Promises, promises

Why UK engineering and manufacturing is not enjoying its most halcyon days.


Having just completed a sizeable contract for a food manufacturing company as a project engineer I am now in between jobs.


As a contractor — or mercenary as my profession is often described — this period of not knowing, and waiting to get the next assignment can be a little unsettling. It’s not the lack of work or finance, but the moping about the house, bordering on the manic, applying for jobs on the internet, lack of motivation and missing the daily interaction of colleagues.


The same colleagues who vary from good to bad, competent to incompetent and proactive to reactive, plus insecure managers and megalomaniacs. You know the type. Managers who don’t manage but simply delegate, then interfere with the project aims or goals, and shy away from responsibility therefore creating a blame culture.


But when all is well at project close-out, these same ‘managers’ turn up for the accolades and praise and receive ‘awards for the non-participants’. Can I really miss it that much? Yes. Because this lean period means I have to deal with the employment agent — the architect of my current morose and complaining air which shrouds me with an aura of menace akin to the cloak of the grim reaper.


The only active role or effect I get from any agent is empty promises. I apply for a job via the internet, receive thanks for my application by return e-mail and get a follow-up phone call from a professional, educated agent — average age about 12. Superlatives flow like ‘got just the contract for you, mate’; ‘you are top of my to-do-list’; ‘you’re exactly what my clients are looking for’. But they never once mention the actual role I have applied for in the first place — if it really exists. Then nothing, absolute zilch.

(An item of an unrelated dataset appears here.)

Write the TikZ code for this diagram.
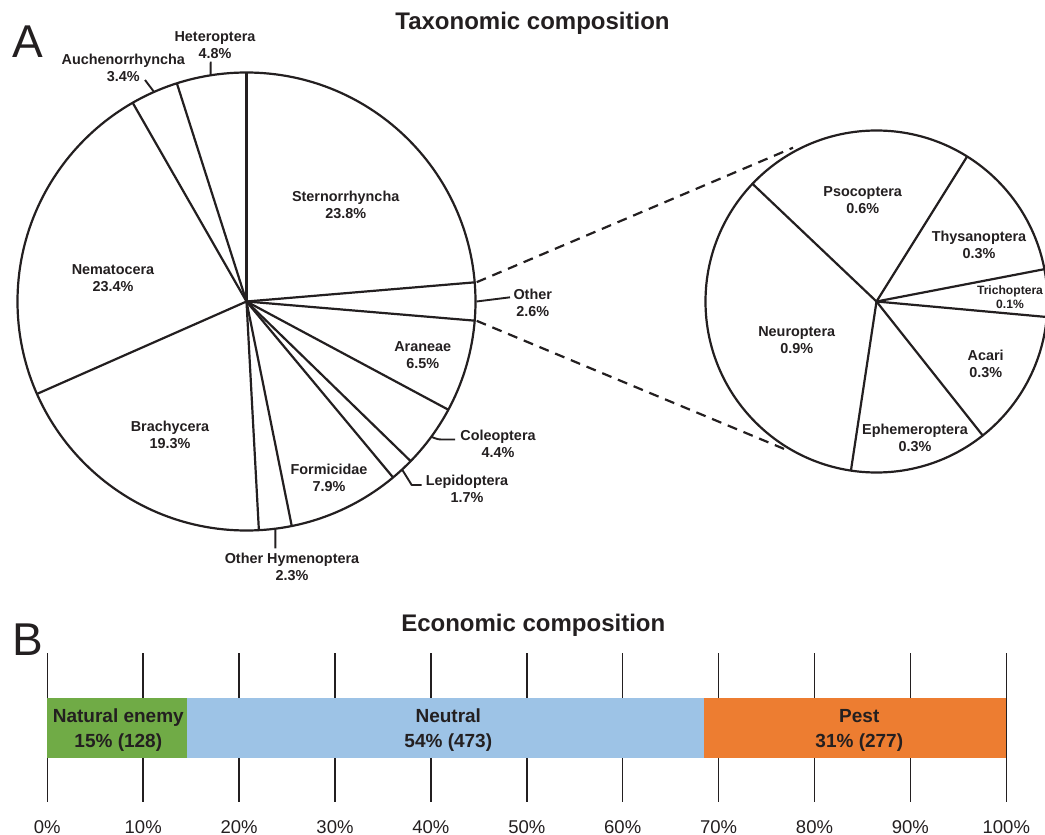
\documentclass[tikz,border=0pt]{standalone}
\usepackage{fontspec}
\setmainfont{Liberation Sans}
\usetikzlibrary{calc}
\definecolor{ink}{HTML}{231F20}
\definecolor{negreen}{HTML}{70AB46}
\definecolor{neublue}{HTML}{9DC3E6}
\definecolor{pestorange}{HTML}{ED7D31}
\begin{document}
\begin{tikzpicture}[x=1pt,y=-1pt,line join=round,
  pieline/.style={line width=2.2pt,draw=ink},
  leader/.style={line width=1.9pt,draw=ink},
  zoomline/.style={line width=2.2pt,draw=ink,dash pattern=on 10pt off 7pt},
  lab/.style={font=\fontsize{14.4}{17}\selectfont\bfseries,text=ink,align=center,inner sep=0pt},
  smalllab/.style={font=\fontsize{12.1}{14}\selectfont\bfseries,text=ink,align=center,inner sep=0pt},
  paneltitle/.style={font=\fontsize{24}{28}\selectfont\bfseries,text=ink,anchor=base,inner sep=0pt},
  panelletter/.style={font=\fontsize{46}{50}\selectfont,text=ink,anchor=base,inner sep=0pt},
  barlab/.style={font=\fontsize{19}{25}\selectfont\bfseries,text=ink,align=center,inner sep=0pt},
  ticklab/.style={font=\fontsize{18.5}{22}\selectfont,text=ink,inner sep=0pt},
  tickline/.style={line width=1.5pt,draw=ink}]
\useasboundingbox (0,0) rectangle (1045,835);

% ---------- Panel A ----------
\node[panelletter] (A) at (27.5,57.3) {A};
\node[paneltitle] (t1) at (532.5,30) {Taxonomic composition};

\coordinate (c1) at (246.5,301.5);
\coordinate (c2) at (876.5,301.5);

% main pie
\draw[pieline] (c1) circle[radius=229pt];
\foreach \a in {90,4.8,-4.8,-28.2,-44.2,-50.2,-78.6,-86.9,-156.2,119.8,107.7}
  \draw[pieline] (c1) -- ($(c1)+(\a:229pt)$);

\node[lab] (stern) at (345.7,205) {Sternorrhyncha\\23.8\%};
\node[lab] (nema) at (113,277.7) {Nematocera\\23.4\%};
\node[lab] (hete) at (215,45) {Heteroptera\\4.8\%};
\node[lab] (auch) at (123.3,68.3) {Auchenorrhyncha\\3.4\%};
\node[lab] (aran) at (422.7,355) {Araneae\\6.5\%};
\node[lab] (brac) at (170,434.7) {Brachycera\\19.3\%};
\node[lab] (formi) at (329,478) {Formicidae\\7.9\%};
\node[lab] (ohym) at (292,566.7) {Other Hymenoptera\\2.3\%};
\node[lab] (cole) at (498,444) {Coleoptera\\4.4\%};
\node[lab] (lepi) at (467,489.3) {Lepidoptera\\1.7\%};
\node[lab] (other) at (532.7,302.8) {Other\\2.6\%};

% leaders
\coordinate (lhete) at ($(c1)+(99:229pt)$);
\coordinate (ehete) at (210.7,61.7);
\draw[leader] (lhete) -- (ehete);
\coordinate (lauch) at ($(c1)+(113.8:229pt)$);
\coordinate (eauch) at (145,80);
\draw[leader] (lauch) -- (eauch);
\coordinate (lother) at ($(c1)+(0:230pt)$);
\coordinate (eother) at (510,297.3);
\draw[leader] (lother) -- (eother);
\coordinate (lcole) at ($(c1)+(-36.2:229pt)$);
\coordinate (ecole) at (455,439.5);
\draw[leader,rounded corners=3pt] (lcole) -- (438,439.5) -- (ecole);
\coordinate (llepi) at ($(c1)+(-47.2:229pt)$);
\coordinate (elepi) at (421.7,485);
\draw[leader] (llepi) -- (411.7,485) -- (elepi);
\coordinate (lohym) at ($(c1)+(-82.75:229pt)$);
\coordinate (eohym) at (275.4,548.3);
\draw[leader] (lohym) -- (eohym);

% zoom lines
\coordinate (z1a) at ($(c1)+(4.8:231pt)$);
\coordinate (z1b) at ($(c2)+(118.5:175pt)$);
\coordinate (z2a) at ($(c1)+(-4.8:231pt)$);
\coordinate (z2b) at ($(c2)+(-119.9:173pt)$);
\draw[zoomline] (z1a) -- (z1b);
\draw[zoomline] (z2a) -- (z2b);

% second pie
\draw[pieline] (c2) circle[radius=171pt];
\foreach \a in {136.5,58,10.9,-5.2,-51.6,-98.6}
  \draw[pieline] (c2) -- ($(c2)+(\a:171pt)$);

\node[lab] (psoc) at (862.7,200) {Psocoptera\\0.6\%};
\node[lab] (thys) at (979,245) {Thysanoptera\\0.3\%};
\node[smalllab] (tric) at (1010,297.5) {Trichoptera\\0.1\%};
\node[lab] (neur) at (796.7,340.5) {Neuroptera\\0.9\%};
\node[lab] (acar) at (985.7,363.7) {Acari\\0.3\%};
\node[lab] (ephe) at (915,438.3) {Ephemeroptera\\0.3\%};

% ---------- Panel B ----------
\node[panelletter] (B) at (27.5,655) {B};
\node[paneltitle] (t2) at (533.3,631.7) {Economic composition};

\foreach \i/\t in {0/0,1/10,2/20,3/30,4/40,5/50,6/60,7/70,8/80,9/90,10/100}{
  \pgfmathsetmacro{\xx}{47.3+95.9*\i}
  \draw[tickline] (\xx,653) -- (\xx,802);
  \node[ticklab] (tl\i) at (\xx,826.7) {\t\%};
}

\fill[negreen] (47.3,697.7) rectangle (186.7,757.7);
\fill[neublue] (186.7,697.7) rectangle (704,757.7);
\fill[pestorange] (704,697.7) rectangle (1006.3,757.7);

\node[barlab] (nat) at (118.3,730) {Natural enemy\\15\% (128)};
\node[barlab] (neu) at (448.3,730) {Neutral\\54\% (473)};
\node[barlab] (pest) at (859.3,730) {Pest\\31\% (277)};
\end{tikzpicture}
\end{document}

Are these agents just beefing up their candidate portfolios for when the engineering market is thriving once more, if ever, again? Tony Blair and Gordon Brown might be able to answer that one. Does Tony roll up at his weekend retreat in his US-built Jaguar, don his Egyptian cotton housecoat from Taiwan, check his Swiss-made watch and arm himself with his Mont Blanc fountain pen to write to his ministers and ask why UK engineering and manufacturing is not enjoying its most halcyon days?


So, I continue to deal with the agents hoping there is a foreign investor in the UK who actually makes something that would give me the assignment I crave. If not I could jump out of the window or borrow the reaper’s scythe and end it all. But that’s stupid — the punishment for that is eternal damnation. Mind you, I’ll be so busy shaking hands and laughing with fellow engineers that spoke to the same agent I did that eternity would just fly by. It beats dealing with agents and worrying about IR35 and Gordon — but don’t get me going on that.